Disposable Cameras: The intent of the designed disposable camera was to investigate the ways in which Transdisciplinary Design (TD) students and Design + Technology( DT)students worked (figure 7). How does each individual and group see comfortable space, collaborative space, etc. 4 students (2 male and 2 female) from Trans Design and 2 students (1 male and 1 female) from Design + Tech were given disposable cameras (figure 8 + 9). Each participant was asked to shoot 3 specific ways of working: workspace. comfortable space, and collaborative space. Each student was given 3 – 5 days to shoot 27 images of their work space.

Observe: It was not until I saw the photos and really started engaging with the images that I realized Cultural Probes is not specifically about the media that you choose, but more about the inspiration and the clues that comes from the images that are taken by participants. It’s almost like being taken into the probee’s intimate daily life without a narrative.
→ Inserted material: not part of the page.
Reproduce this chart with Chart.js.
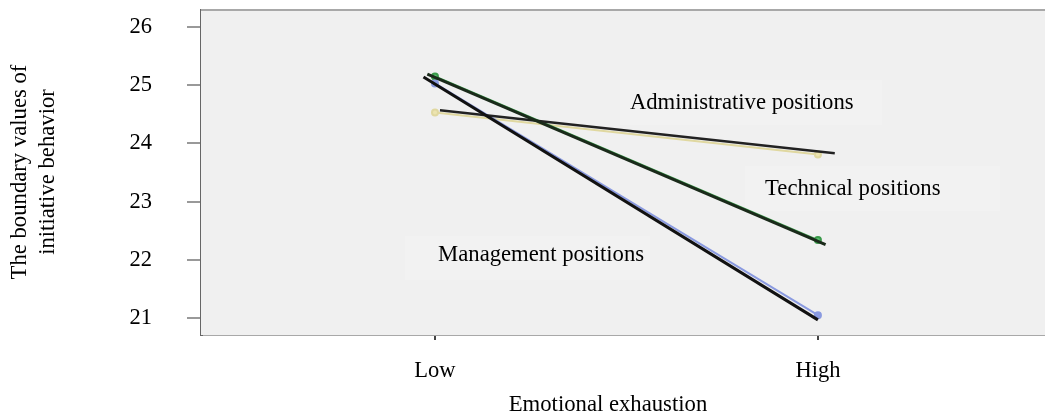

And the unexpected information speaks in a mysterious manner drawing you in.

Reflect: Through the iterative process of investigating Transdiciplinary Design collaboration, my report eventually focused on the opportunistic abilities cultural probes can reveal to the process of Design-led Research. By framing my inquiry through my interest in collaborative spaces, I was able to contextualize my process and gather inspirational responses from participants.

Similar to Ethnographic research (my first method deployed), Cultural Probes is a method that allows for a deep understanding of a specific demographic. This was the primary reason why I chose to deploy cultural probes for this phase of research. The intention of the probe was to investigate the ways in which Transdisciplinary Design and Design + Technology graduate students worked in spaces, individually or collectively, as well as level of comfort. The aim was to determine and reveal whether such differences and similarities existed in the two programs. During the observation process of the research, I experienced a strong sense of connection, empathy and understanding with some of the images. However, I struggled to make sense of the images into a report. Similar to the ethnographic research, the qualitative results that surfaced urged me to want to find a way of appropriating the Probes into a somewhat scientific way of representing the outcome as data. Was I trying to rationalize the Probes? It wasn’t that I was not unsatisfied with the playful, subjective approach of cultural probes. In fact, I truly appreciated how the method took me into an emotional and empathetic realm. However, when it came time to “show” as a report, a poster, or an artifact, I wanted to reveal an outcome that was compelling instead of just an inspirational gathering tool. Thus, the Cultural Probe had evolved into much more of an analytical design probe. This method revealed insightful patterns and clusters from the emergent data, ultimately taking form as the polarity map.

One of the strongest qualities of a disposable camera was the quantity of data it allowed to produce in such a short period of time. As well, this data was ethnographically rich due to the non-verbal nature of photo documentation that avoids biases. Interestingly enough, the Probe revealed that the Transdisicplinary Design students need a balance of individual spaces as well as collaborative spaces for work. Ironically it revealed individuals preferred working in public places rather than at school. The unique qualitative patterns that emerged through the polarity maps allowed for a better analysis and more unbiased outcome.